### Goal
Copy everything in the listing below word for word, apart from any images.

### Information provided
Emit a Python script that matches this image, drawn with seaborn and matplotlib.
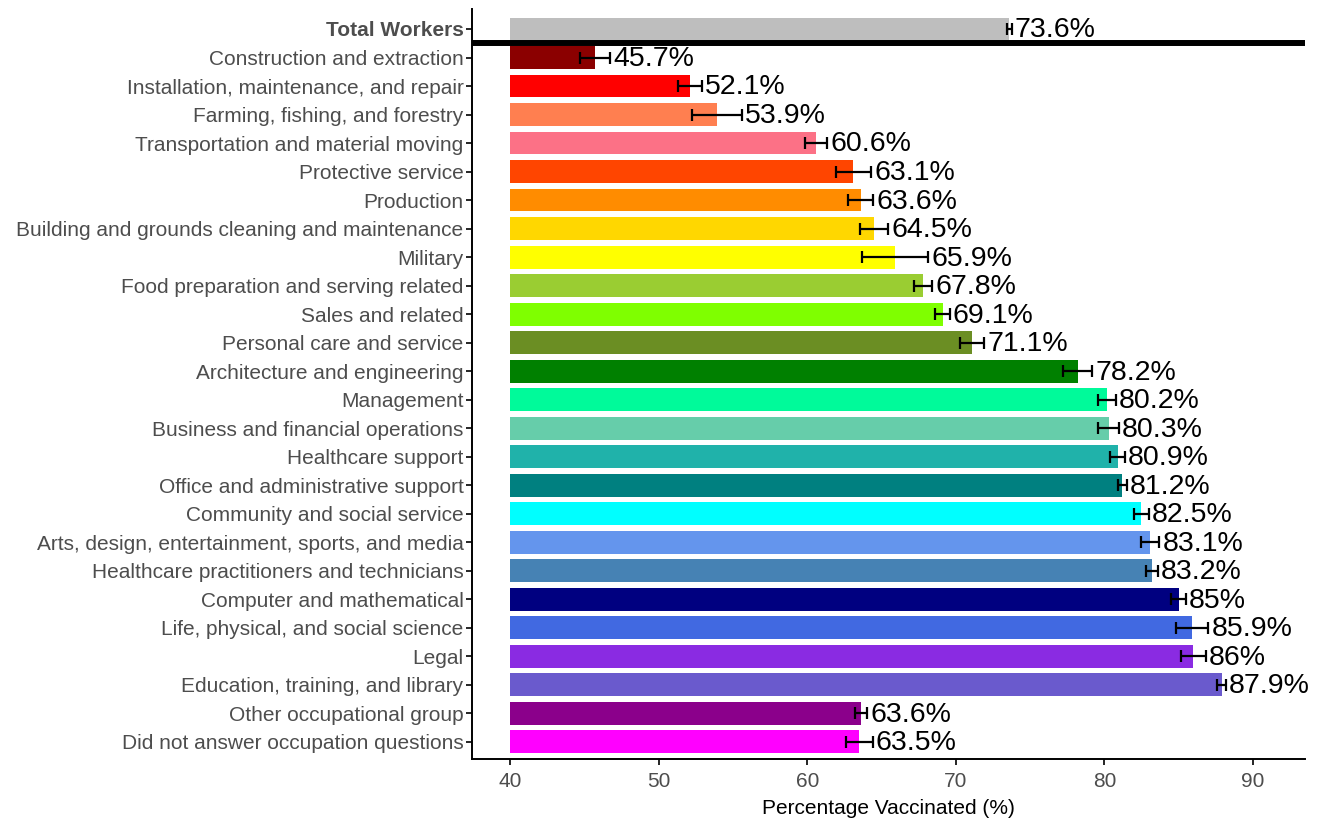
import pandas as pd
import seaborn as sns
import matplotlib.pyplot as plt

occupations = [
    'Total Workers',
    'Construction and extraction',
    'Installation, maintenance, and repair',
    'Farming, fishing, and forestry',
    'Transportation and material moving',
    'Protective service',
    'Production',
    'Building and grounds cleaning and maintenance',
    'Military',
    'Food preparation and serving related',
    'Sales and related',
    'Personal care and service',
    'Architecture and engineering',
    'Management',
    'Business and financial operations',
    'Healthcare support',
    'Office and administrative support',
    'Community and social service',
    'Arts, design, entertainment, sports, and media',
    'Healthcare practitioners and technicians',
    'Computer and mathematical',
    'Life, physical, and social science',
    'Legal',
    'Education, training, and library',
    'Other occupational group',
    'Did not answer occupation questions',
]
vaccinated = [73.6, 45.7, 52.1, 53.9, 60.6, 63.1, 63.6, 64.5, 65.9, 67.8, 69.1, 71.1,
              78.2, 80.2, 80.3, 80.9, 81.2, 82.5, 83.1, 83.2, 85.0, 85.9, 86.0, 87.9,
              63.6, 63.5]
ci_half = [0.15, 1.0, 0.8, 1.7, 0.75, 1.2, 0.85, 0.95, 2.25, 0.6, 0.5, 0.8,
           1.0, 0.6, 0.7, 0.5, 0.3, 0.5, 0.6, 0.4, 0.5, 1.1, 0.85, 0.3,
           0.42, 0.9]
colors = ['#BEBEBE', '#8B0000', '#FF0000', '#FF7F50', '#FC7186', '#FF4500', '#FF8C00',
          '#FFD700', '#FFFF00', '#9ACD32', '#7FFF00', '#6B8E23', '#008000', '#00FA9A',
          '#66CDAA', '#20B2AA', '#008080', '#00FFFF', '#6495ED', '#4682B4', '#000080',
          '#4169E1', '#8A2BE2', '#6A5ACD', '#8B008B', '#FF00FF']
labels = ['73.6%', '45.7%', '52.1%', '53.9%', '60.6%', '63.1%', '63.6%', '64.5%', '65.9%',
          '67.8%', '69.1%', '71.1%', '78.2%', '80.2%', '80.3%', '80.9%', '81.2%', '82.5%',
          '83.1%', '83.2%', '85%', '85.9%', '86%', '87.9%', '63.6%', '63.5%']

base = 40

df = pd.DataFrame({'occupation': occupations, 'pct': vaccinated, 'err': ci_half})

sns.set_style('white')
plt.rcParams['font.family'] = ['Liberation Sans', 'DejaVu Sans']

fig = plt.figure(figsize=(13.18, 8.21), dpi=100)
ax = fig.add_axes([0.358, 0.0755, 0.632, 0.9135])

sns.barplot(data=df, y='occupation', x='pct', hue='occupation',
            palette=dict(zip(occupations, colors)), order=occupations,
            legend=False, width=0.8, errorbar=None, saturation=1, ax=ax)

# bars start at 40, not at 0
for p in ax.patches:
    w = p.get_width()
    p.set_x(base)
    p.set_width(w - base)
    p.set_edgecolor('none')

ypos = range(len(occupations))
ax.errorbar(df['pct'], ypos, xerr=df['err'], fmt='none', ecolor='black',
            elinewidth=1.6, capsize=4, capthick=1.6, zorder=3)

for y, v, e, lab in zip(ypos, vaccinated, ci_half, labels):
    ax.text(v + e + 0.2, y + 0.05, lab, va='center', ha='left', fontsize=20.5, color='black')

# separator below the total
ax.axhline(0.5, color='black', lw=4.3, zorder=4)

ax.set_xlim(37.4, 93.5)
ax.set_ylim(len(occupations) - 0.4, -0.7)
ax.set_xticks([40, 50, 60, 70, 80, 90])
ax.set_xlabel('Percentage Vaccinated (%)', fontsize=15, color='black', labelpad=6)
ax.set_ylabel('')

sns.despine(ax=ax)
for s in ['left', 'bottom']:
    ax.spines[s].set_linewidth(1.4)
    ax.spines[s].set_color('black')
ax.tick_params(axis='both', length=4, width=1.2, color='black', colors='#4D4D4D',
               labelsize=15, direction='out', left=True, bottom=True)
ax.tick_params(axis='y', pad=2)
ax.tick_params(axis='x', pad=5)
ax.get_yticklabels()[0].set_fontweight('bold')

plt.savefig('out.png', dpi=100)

### Right answer
Emit a Python script that matches this image, drawn with seaborn and matplotlib.
import pandas as pd
import seaborn as sns
import matplotlib.pyplot as plt

occupations = [
    'Total Workers',
    'Construction and extraction',
    'Installation, maintenance, and repair',
    'Farming, fishing, and forestry',
    'Transportation and material moving',
    'Protective service',
    'Production',
    'Building and grounds cleaning and maintenance',
    'Military',
    'Food preparation and serving related',
    'Sales and related',
    'Personal care and service',
    'Architecture and engineering',
    'Management',
    'Business and financial operations',
    'Healthcare support',
    'Office and administrative support',
    'Community and social service',
    'Arts, design, entertainment, sports, and media',
    'Healthcare practitioners and technicians',
    'Computer and mathematical',
    'Life, physical, and social science',
    'Legal',
    'Education, training, and library',
    'Other occupational group',
    'Did not answer occupation questions',
]
vaccinated = [73.6, 45.7, 52.1, 53.9, 60.6, 63.1, 63.6, 64.5, 65.9, 67.8, 69.1, 71.1,
              78.2, 80.2, 80.3, 80.9, 81.2, 82.5, 83.1, 83.2, 85.0, 85.9, 86.0, 87.9,
              63.6, 63.5]
ci_half = [0.15, 1.0, 0.8, 1.7, 0.75, 1.2, 0.85, 0.95, 2.25, 0.6, 0.5, 0.8,
           1.0, 0.6, 0.7, 0.5, 0.3, 0.5, 0.6, 0.4, 0.5, 1.1, 0.85, 0.3,
           0.42, 0.9]
colors = ['#BEBEBE', '#8B0000', '#FF0000', '#FF7F50', '#FC7186', '#FF4500', '#FF8C00',
          '#FFD700', '#FFFF00', '#9ACD32', '#7FFF00', '#6B8E23', '#008000', '#00FA9A',
          '#66CDAA', '#20B2AA', '#008080', '#00FFFF', '#6495ED', '#4682B4', '#000080',
          '#4169E1', '#8A2BE2', '#6A5ACD', '#8B008B', '#FF00FF']
labels = ['73.6%', '45.7%', '52.1%', '53.9%', '60.6%', '63.1%', '63.6%', '64.5%', '65.9%',
          '67.8%', '69.1%', '71.1%', '78.2%', '80.2%', '80.3%', '80.9%', '81.2%', '82.5%',
          '83.1%', '83.2%', '85%', '85.9%', '86%', '87.9%', '63.6%', '63.5%']

base = 40

df = pd.DataFrame({'occupation': occupations, 'pct': vaccinated, 'err': ci_half})

sns.set_style('white')
plt.rcParams['font.family'] = ['Liberation Sans', 'DejaVu Sans']

fig = plt.figure(figsize=(13.18, 8.21), dpi=100)
ax = fig.add_axes([0.358, 0.0755, 0.632, 0.9135])

sns.barplot(data=df, y='occupation', x='pct', hue='occupation',
            palette=dict(zip(occupations, colors)), order=occupations,
            legend=False, width=0.8, errorbar=None, saturation=1, ax=ax)

# bars start at 40, not at 0
for p in ax.patches:
    w = p.get_width()
    p.set_x(base)
    p.set_width(w - base)
    p.set_edgecolor('none')

ypos = range(len(occupations))
ax.errorbar(df['pct'], ypos, xerr=df['err'], fmt='none', ecolor='black',
            elinewidth=1.6, capsize=4, capthick=1.6, zorder=3)

for y, v, e, lab in zip(ypos, vaccinated, ci_half, labels):
    ax.text(v + e + 0.2, y + 0.05, lab, va='center', ha='left', fontsize=20.5, color='black')

# separator below the total
ax.axhline(0.5, color='black', lw=4.3, zorder=4)

ax.set_xlim(37.4, 93.5)
ax.set_ylim(len(occupations) - 0.4, -0.7)
ax.set_xticks([40, 50, 60, 70, 80, 90])
ax.set_xlabel('Percentage Vaccinated (%)', fontsize=15, color='black', labelpad=6)
ax.set_ylabel('')

sns.despine(ax=ax)
for s in ['left', 'bottom']:
    ax.spines[s].set_linewidth(1.4)
    ax.spines[s].set_color('black')
ax.tick_params(axis='both', length=4, width=1.2, color='black', colors='#4D4D4D',
               labelsize=15, direction='out', left=True, bottom=True)
ax.tick_params(axis='y', pad=2)
ax.tick_params(axis='x', pad=5)
ax.get_yticklabels()[0].set_fontweight('bold')

plt.savefig('out.png', dpi=100)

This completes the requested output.